Bernstein reiterated his complaint over the description of the ads as “rife” and pointed to public editor Sullivan’s admission the adjective “may have been an overstatement.”
Sullivan wrote July 29 about the dispute, commenting that “Bernstein makes some points worth considering, but they are minor ones that do not mar the overall quality of the project.” Further, she argued the Times‘ defense of the investigation was “persuasive” and “essentially right,” although in hindsight, “more nuance” could have been included by fleshing out other workers’ experience. Sullivan added that “while the piece may have been a bit overwrought in places, it seemed solid.”
“In their rejoinder, the Times editors have not challenged my finding that no such ads could be found in 2015 in any of the Asian-language newspapers (note the plural) that its story declared to be ‘rife’ with them,” Bernstein wrote. “Perhaps more recent such ads exist, and the Times and I, combing through thousands of classifieds, have missed them. But they must be rare.”
Bernstein also stuck by his criticism that the Times shouldn’t have used undocumented, unlicensed worker Jing Ren’s story as “representative of the industry,” while acknowledging her story is upsetting.

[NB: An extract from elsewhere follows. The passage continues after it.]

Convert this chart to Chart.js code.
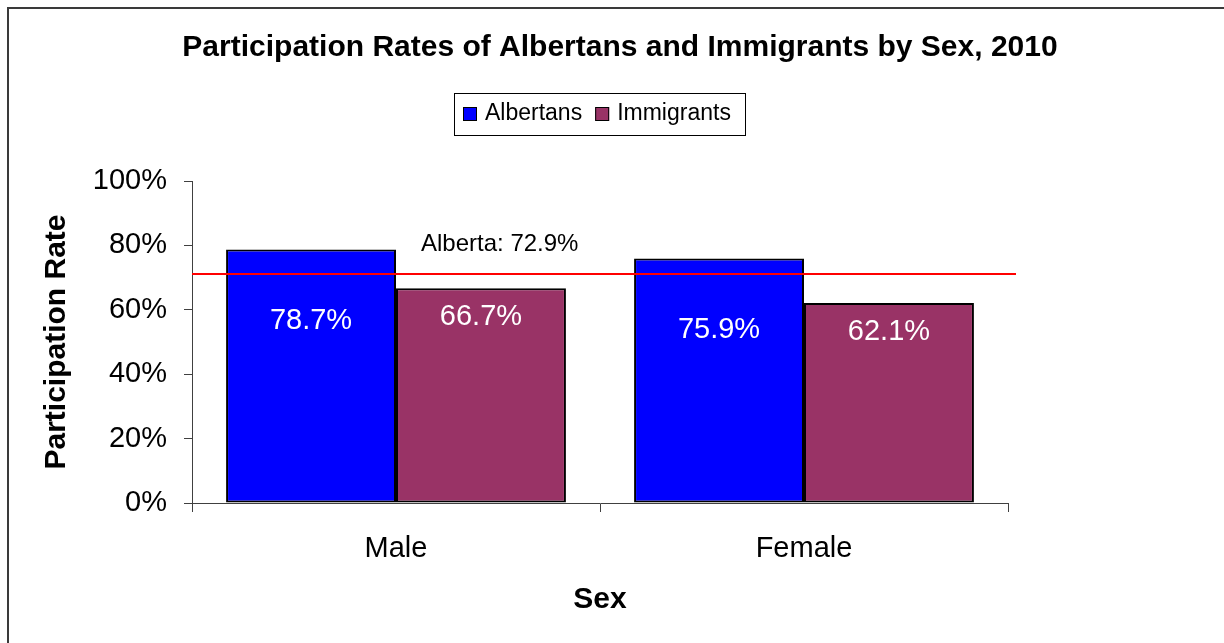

The Times article served to “extrapolate sweeping and unsubstantiated conclusions from what was, by their own description, a non-random sample,” he wrote, arguing that the New York area where many interviewees were found “seems to be a high concentration of undocumented, unlicensed workers.”
Another major complaint Bernstein raised is the newspaper’s contention that abuses in the nail salon are pervasive.
“The Times claims that such exploitation can ‘readily be found’ by walking into ‘the prim confines of just about any salon,'” he wrote. “To defend this finding, the editors, like the exposé, do not mention that there are tens of thousands of regular salon workers who do not fall into this category. To date, nobody speaking for the Times has taken account of that fact, though it crucially challenges the overall conclusions the paper has drawn, which do injury to the many salons that struggle to observe the law and to treat their workers well.”
The Times‘ response earlier this week noted: “When the state Department of Labor inspected nail salons over the last few years — a rare occurrence, according to agency data — in 80 percent of the cases, workers were found to be unpaid or underpaid.”
The Times reported in its response that the state inspection of salons after its investigation found “nearly 1,800 violations after inspecting some 755 salons. Bernstein noted in his response to the response that one of his family’s salons received a violation for not storing nail polishes on a metal shelf.”
Regardless of the dispute, Bernstein said it is good that the issue of the abuses that do exist in the industry are highlighted and hopefully addressed.